If anything, that’s worse. If he knew it was wrong, why did he feel confident enough to do it? As a human being, didn’t that seem like a bad thing to him? How would he feel if it happened to a woman he cared about? How would he feel if it happened to him?
When they finally decided to take me seriously, they asked if I wanted a restraining order, which really, is all they could offer at this point.
I declined, since that was the first, and hopefully last, time I’ve ever interacted with that particular guy. If he does try giving me trouble, I will get one and I will keep a record of what he does. They told me that the fact they showed up would help my case if I have to take further action.
I felt a little foolish calling the cops on such a minor event, at first. The worst that’s happening on a personal level is a little more paranoia and anger on my part. I wasn’t physically hurt, and I haven’t seen the guy again since then.
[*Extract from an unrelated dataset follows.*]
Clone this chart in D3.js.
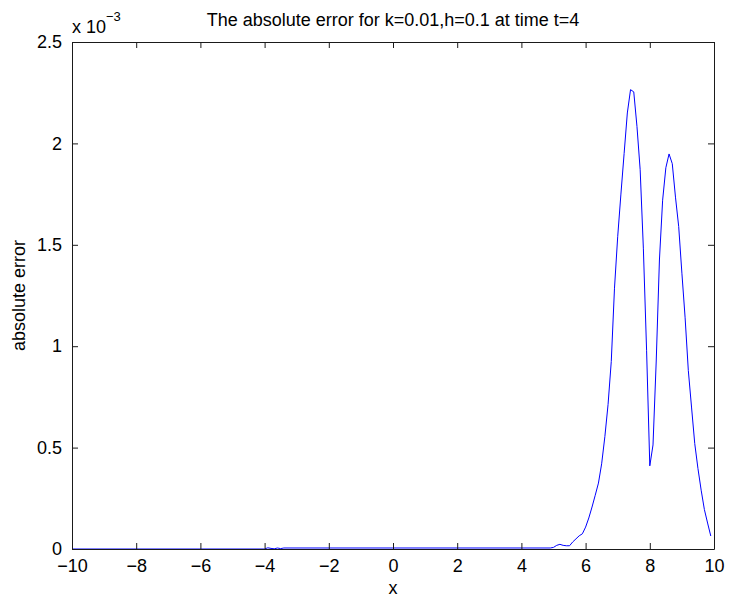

The more I think about it, though, the better I feel about getting this on file. Harassment, whether that entails groping or anything else, is part of why things like rape and other forms of assault are so under reported.
Our culture has normalized that behavior to the point where victims are just expected to stand helplessly by.
I, personally, am sick of it. No, I’m not going to call the authorities every time some jerk whistles at me from the street or flirts lewdly with me in passing. If I did, I’d be on the phone almost every time I left the house.
What I am going to do is share my stories with anyone who wants to listen. When someone tries to get physical with me against my will again, I will make another report, and do whatever’s needed to get out of that situation.
Sadly, I say “when,” because there’s no “if” about it.
Moral of the story?
Don’t be afraid to say no, and if you can, report the incident to the authorities. Even if nothing happens in the long term, there will be a written record of the event and it will add up. Hopefully, that will amount to some change for the better.